■ **STATED EXERCISE**
Extract the lines up to and including the one that contains "saturation=1, width=0.35, ax=ax)", starting with the first line of the entries below, and omit the pictures.

■ **TASK INPUTS**
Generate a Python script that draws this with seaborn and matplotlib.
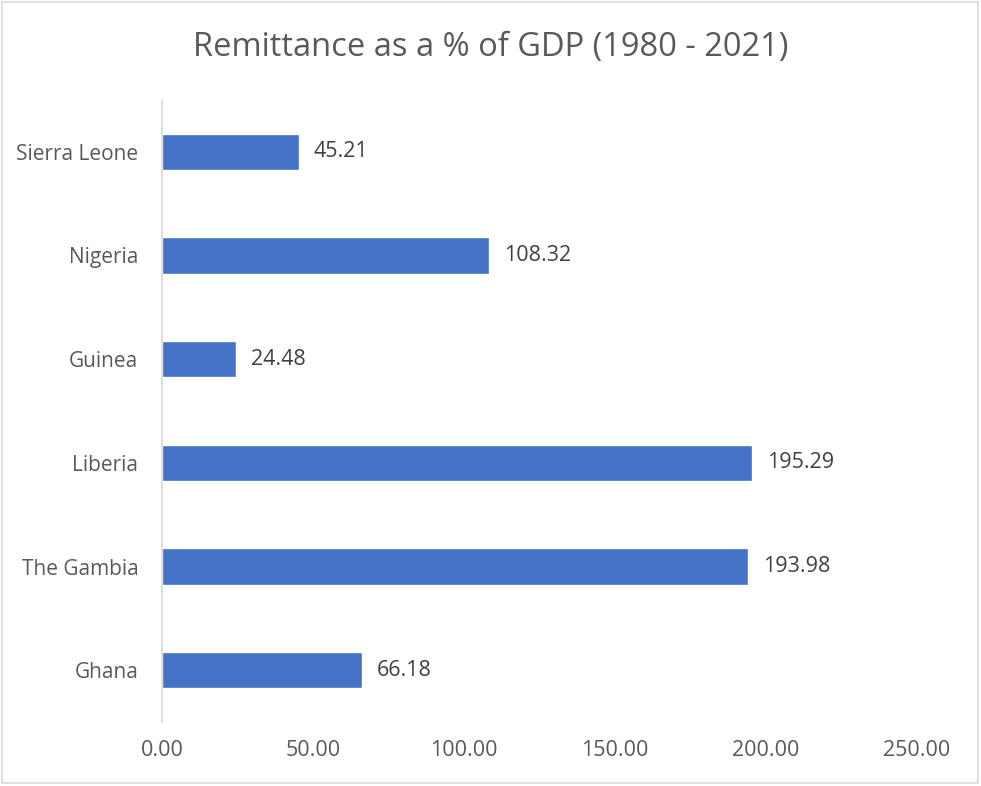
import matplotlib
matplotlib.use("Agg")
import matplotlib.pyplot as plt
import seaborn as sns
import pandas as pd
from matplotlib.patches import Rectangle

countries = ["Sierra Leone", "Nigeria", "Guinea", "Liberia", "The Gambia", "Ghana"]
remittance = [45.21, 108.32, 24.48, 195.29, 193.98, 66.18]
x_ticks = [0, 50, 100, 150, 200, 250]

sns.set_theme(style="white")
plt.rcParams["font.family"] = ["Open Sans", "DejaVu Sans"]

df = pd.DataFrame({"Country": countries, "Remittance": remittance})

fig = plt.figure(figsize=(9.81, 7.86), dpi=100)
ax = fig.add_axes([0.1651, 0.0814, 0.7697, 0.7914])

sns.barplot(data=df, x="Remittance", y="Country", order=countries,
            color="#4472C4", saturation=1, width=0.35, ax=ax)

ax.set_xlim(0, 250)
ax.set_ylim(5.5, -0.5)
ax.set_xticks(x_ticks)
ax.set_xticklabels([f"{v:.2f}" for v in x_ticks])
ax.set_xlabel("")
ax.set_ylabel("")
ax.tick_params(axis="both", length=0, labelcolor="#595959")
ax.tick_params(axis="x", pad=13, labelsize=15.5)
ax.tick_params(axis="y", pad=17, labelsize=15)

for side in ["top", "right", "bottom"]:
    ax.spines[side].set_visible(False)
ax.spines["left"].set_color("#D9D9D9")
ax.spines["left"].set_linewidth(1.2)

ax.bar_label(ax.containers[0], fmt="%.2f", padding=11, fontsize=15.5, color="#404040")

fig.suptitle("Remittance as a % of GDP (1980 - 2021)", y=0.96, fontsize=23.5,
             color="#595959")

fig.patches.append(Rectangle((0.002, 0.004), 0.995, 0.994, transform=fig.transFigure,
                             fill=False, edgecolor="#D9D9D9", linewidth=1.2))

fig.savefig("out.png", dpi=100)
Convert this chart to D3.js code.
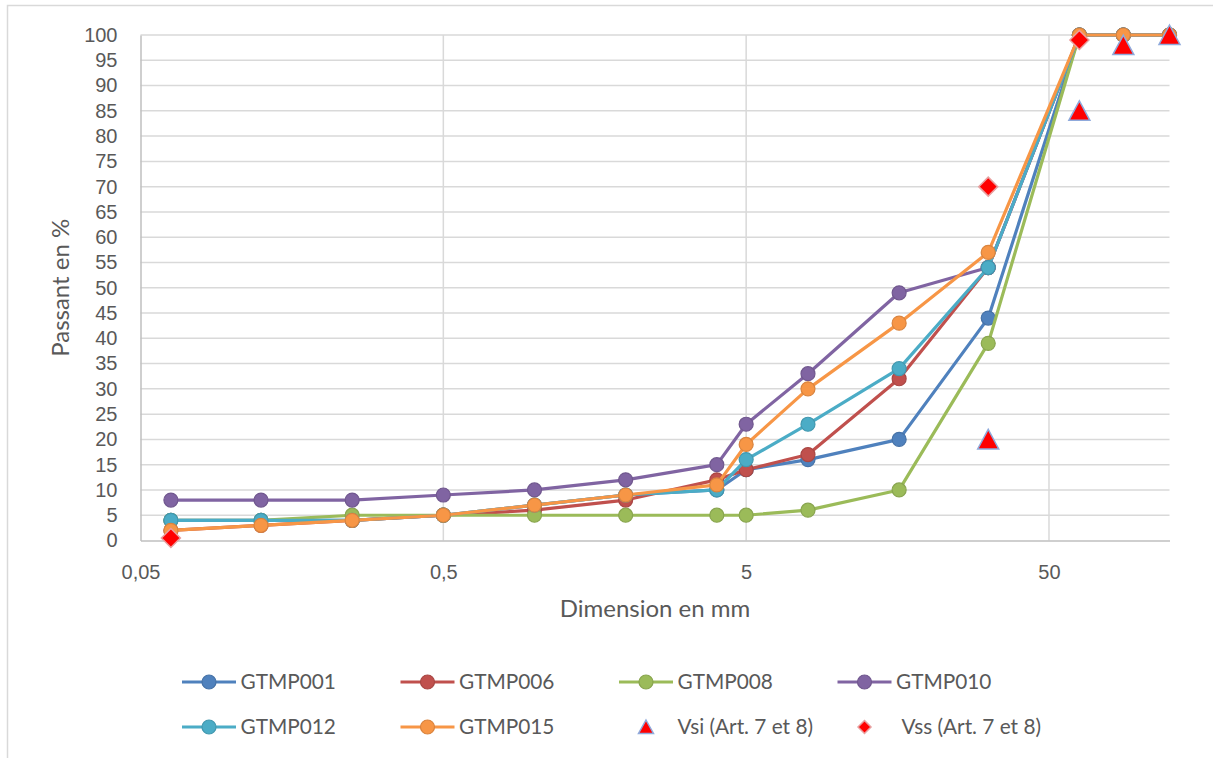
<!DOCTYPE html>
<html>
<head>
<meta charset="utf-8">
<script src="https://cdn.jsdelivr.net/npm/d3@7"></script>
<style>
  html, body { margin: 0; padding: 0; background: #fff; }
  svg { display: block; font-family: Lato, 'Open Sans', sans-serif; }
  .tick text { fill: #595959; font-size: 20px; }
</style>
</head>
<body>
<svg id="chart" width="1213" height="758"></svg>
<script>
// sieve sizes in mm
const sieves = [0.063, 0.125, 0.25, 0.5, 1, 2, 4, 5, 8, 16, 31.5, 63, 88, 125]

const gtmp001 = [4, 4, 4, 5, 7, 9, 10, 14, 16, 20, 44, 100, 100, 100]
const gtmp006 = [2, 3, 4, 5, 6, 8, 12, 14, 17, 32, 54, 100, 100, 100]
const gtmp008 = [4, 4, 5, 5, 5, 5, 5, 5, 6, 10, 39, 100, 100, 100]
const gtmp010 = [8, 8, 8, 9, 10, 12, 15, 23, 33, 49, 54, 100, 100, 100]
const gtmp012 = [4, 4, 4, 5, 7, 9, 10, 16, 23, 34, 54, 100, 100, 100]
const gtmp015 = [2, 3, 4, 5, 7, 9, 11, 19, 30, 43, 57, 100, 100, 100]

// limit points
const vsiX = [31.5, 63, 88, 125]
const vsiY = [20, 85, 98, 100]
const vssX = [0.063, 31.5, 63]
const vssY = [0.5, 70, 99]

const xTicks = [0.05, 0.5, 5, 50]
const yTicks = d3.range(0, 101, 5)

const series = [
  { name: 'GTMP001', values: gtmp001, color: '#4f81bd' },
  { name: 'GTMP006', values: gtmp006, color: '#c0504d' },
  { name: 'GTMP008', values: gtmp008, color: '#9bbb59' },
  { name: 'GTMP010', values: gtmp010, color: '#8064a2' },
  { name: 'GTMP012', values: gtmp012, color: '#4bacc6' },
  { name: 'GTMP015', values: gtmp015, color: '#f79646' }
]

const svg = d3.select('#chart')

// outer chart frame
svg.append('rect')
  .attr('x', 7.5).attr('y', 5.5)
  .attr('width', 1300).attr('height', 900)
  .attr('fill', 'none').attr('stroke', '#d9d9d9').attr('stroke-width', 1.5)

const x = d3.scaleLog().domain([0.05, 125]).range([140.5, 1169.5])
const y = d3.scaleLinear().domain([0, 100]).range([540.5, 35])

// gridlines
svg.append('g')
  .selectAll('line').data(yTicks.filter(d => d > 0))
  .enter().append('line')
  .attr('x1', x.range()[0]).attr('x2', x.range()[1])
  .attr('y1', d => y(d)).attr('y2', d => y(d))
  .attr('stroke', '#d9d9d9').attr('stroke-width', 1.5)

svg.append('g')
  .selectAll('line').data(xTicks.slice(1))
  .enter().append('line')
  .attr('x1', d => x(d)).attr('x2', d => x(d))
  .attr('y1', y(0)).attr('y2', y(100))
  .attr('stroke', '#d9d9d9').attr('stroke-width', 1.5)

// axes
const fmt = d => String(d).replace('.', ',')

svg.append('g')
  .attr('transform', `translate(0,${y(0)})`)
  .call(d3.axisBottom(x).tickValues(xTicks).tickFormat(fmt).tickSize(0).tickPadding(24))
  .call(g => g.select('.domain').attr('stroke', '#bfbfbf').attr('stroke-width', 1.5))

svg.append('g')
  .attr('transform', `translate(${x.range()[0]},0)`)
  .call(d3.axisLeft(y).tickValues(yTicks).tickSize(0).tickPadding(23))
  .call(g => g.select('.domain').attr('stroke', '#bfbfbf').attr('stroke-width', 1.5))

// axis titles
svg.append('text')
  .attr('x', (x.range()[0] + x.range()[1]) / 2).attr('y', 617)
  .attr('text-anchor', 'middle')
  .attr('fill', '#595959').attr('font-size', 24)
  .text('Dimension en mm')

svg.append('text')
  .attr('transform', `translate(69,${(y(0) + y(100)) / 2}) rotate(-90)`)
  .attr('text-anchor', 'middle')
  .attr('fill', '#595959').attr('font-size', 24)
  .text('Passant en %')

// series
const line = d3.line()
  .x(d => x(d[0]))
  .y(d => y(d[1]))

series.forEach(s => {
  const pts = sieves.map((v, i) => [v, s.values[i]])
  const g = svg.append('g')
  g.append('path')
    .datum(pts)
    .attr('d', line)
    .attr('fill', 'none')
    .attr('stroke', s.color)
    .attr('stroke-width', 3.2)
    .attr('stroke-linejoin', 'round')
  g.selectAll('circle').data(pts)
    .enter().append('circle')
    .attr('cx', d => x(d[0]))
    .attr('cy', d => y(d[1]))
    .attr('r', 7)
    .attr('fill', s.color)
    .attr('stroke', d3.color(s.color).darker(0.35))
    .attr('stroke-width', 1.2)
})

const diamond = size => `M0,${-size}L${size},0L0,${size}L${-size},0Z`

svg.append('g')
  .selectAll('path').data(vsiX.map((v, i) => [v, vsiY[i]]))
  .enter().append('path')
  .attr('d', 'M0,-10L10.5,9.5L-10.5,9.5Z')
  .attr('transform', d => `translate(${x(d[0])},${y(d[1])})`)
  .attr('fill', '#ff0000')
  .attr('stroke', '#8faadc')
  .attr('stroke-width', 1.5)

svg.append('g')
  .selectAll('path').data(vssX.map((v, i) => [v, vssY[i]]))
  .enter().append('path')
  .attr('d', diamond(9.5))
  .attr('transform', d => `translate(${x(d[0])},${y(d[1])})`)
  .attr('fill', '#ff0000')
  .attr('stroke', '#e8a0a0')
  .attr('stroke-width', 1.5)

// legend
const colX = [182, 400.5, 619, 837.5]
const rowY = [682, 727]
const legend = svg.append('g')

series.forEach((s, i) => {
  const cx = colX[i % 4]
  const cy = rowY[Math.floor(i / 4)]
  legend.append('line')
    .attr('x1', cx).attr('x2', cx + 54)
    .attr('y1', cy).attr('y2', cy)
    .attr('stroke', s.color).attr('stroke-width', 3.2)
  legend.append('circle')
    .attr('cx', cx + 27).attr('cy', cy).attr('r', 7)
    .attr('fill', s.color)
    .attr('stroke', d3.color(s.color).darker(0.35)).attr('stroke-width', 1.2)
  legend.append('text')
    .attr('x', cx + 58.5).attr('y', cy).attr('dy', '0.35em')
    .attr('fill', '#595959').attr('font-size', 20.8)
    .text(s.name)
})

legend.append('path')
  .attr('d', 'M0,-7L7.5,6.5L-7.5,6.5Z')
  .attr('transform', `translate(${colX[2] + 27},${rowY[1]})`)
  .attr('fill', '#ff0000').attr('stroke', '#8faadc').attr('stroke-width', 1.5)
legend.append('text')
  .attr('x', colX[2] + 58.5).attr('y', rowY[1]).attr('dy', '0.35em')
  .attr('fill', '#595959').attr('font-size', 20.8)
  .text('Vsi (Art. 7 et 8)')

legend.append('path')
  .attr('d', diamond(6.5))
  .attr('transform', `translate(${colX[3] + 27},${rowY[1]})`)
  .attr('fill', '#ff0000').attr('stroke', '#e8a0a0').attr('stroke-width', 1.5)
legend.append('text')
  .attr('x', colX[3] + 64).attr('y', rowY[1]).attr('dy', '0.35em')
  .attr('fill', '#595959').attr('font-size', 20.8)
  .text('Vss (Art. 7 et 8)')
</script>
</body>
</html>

■ **RESPONSE**
Generate a Python script that draws this with seaborn and matplotlib.
import matplotlib
matplotlib.use("Agg")
import matplotlib.pyplot as plt
import seaborn as sns
import pandas as pd
from matplotlib.patches import Rectangle

countries = ["Sierra Leone", "Nigeria", "Guinea", "Liberia", "The Gambia", "Ghana"]
remittance = [45.21, 108.32, 24.48, 195.29, 193.98, 66.18]
x_ticks = [0, 50, 100, 150, 200, 250]

sns.set_theme(style="white")
plt.rcParams["font.family"] = ["Open Sans", "DejaVu Sans"]

df = pd.DataFrame({"Country": countries, "Remittance": remittance})

fig = plt.figure(figsize=(9.81, 7.86), dpi=100)
ax = fig.add_axes([0.1651, 0.0814, 0.7697, 0.7914])

sns.barplot(data=df, x="Remittance", y="Country", order=countries,
            color="#4472C4", saturation=1, width=0.35, ax=ax)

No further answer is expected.